• [Problem]:
Leave out every picture, then transcribe the rest of the listing exactly.

• [Material provided]:

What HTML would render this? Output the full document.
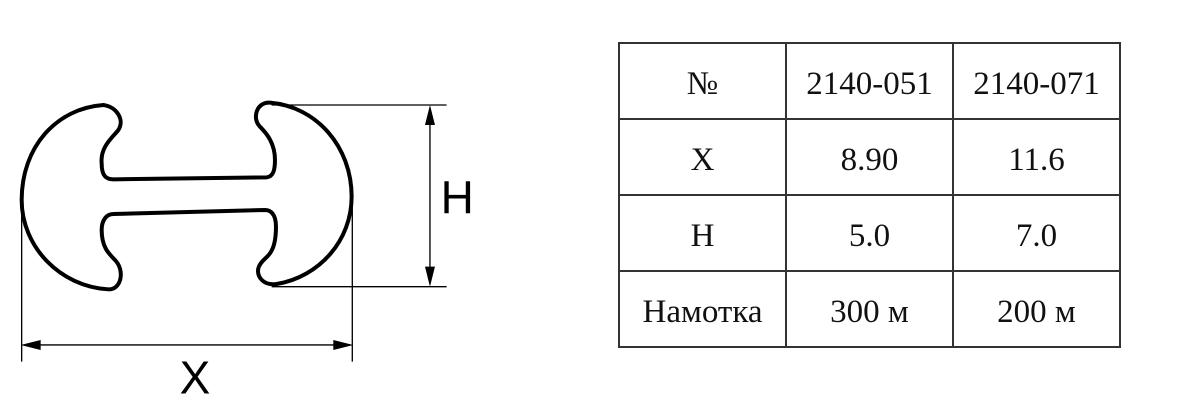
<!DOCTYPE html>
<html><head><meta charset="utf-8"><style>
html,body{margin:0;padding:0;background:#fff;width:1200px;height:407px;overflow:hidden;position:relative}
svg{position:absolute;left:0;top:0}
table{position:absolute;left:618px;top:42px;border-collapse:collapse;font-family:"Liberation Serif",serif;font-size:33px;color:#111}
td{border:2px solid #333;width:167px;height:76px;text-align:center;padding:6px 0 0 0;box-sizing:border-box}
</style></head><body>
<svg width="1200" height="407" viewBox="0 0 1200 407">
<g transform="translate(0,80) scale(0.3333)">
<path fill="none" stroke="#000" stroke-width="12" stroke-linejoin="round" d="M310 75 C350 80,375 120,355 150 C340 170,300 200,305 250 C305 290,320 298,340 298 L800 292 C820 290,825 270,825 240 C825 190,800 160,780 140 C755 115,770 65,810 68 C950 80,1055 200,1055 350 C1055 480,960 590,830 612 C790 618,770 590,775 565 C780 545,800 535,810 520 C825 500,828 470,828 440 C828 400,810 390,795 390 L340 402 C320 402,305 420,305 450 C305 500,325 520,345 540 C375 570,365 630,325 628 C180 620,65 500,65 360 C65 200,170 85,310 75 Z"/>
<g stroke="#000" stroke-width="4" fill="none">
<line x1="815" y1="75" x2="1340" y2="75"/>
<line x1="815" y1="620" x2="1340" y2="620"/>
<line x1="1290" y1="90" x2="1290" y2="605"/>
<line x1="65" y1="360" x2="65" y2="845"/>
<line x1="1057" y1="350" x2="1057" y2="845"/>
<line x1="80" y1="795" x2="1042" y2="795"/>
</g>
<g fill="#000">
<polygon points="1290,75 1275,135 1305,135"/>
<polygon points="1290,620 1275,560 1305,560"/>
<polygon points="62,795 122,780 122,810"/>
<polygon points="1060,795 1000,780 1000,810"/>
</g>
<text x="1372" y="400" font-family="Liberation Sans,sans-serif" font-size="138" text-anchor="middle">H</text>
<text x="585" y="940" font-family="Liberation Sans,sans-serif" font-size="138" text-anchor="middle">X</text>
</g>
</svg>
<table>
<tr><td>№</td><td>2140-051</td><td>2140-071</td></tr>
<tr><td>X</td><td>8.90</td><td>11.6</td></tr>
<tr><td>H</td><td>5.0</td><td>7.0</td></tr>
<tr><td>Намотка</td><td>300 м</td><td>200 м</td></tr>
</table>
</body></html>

• [Full response]:
What HTML would render this? Output the full document.
<!DOCTYPE html>
<html><head><meta charset="utf-8"><style>
html,body{margin:0;padding:0;background:#fff;width:1200px;height:407px;overflow:hidden;position:relative}
svg{position:absolute;left:0;top:0}
table{position:absolute;left:618px;top:42px;border-collapse:collapse;font-family:"Liberation Serif",serif;font-size:33px;color:#111}
td{border:2px solid #333;width:167px;height:76px;text-align:center;padding:6px 0 0 0;box-sizing:border-box}
</style></head><body>
<svg width="1200" height="407" viewBox="0 0 1200 407">
<g transform="translate(0,80) scale(0.3333)">
<path fill="none" stroke="#000" stroke-width="12" stroke-linejoin="round" d="M310 75 C350 80,375 120,355 150 C340 170,300 200,305 250 C305 290,320 298,340 298 L800 292 C820 290,825 270,825 240 C825 190,800 160,780 140 C755 115,770 65,810 68 C950 80,1055 200,1055 350 C1055 480,960 590,830 612 C790 618,770 590,775 565 C780 545,800 535,810 520 C825 500,828 470,828 440 C828 400,810 390,795 390 L340 402 C320 402,305 420,305 450 C305 500,325 520,345 540 C375 570,365 630,325 628 C180 620,65 500,65 360 C65 200,170 85,310 75 Z"/>
<g stroke="#000" stroke-width="4" fill="none">
<line x1="815" y1="75" x2="1340" y2="75"/>
<line x1="815" y1="620" x2="1340" y2="620"/>
<line x1="1290" y1="90" x2="1290" y2="605"/>
<line x1="65" y1="360" x2="65" y2="845"/>
<line x1="1057" y1="350" x2="1057" y2="845"/>
<line x1="80" y1="795" x2="1042" y2="795"/>
</g>
<g fill="#000">
<polygon points="1290,75 1275,135 1305,135"/>
<polygon points="1290,620 1275,560 1305,560"/>
<polygon points="62,795 122,780 122,810"/>
<polygon points="1060,795 1000,780 1000,810"/>
</g>
<text x="1372" y="400" font-family="Liberation Sans,sans-serif" font-size="138" text-anchor="middle">H</text>
<text x="585" y="940" font-family="Liberation Sans,sans-serif" font-size="138" text-anchor="middle">X</text>
</g>
</svg>
<table>
<tr><td>№</td><td>2140-051</td><td>2140-071</td></tr>
<tr><td>X</td><td>8.90</td><td>11.6</td></tr>
<tr><td>H</td><td>5.0</td><td>7.0</td></tr>
<tr><td>Намотка</td><td>300 м</td><td>200 м</td></tr>
</table>
</body></html>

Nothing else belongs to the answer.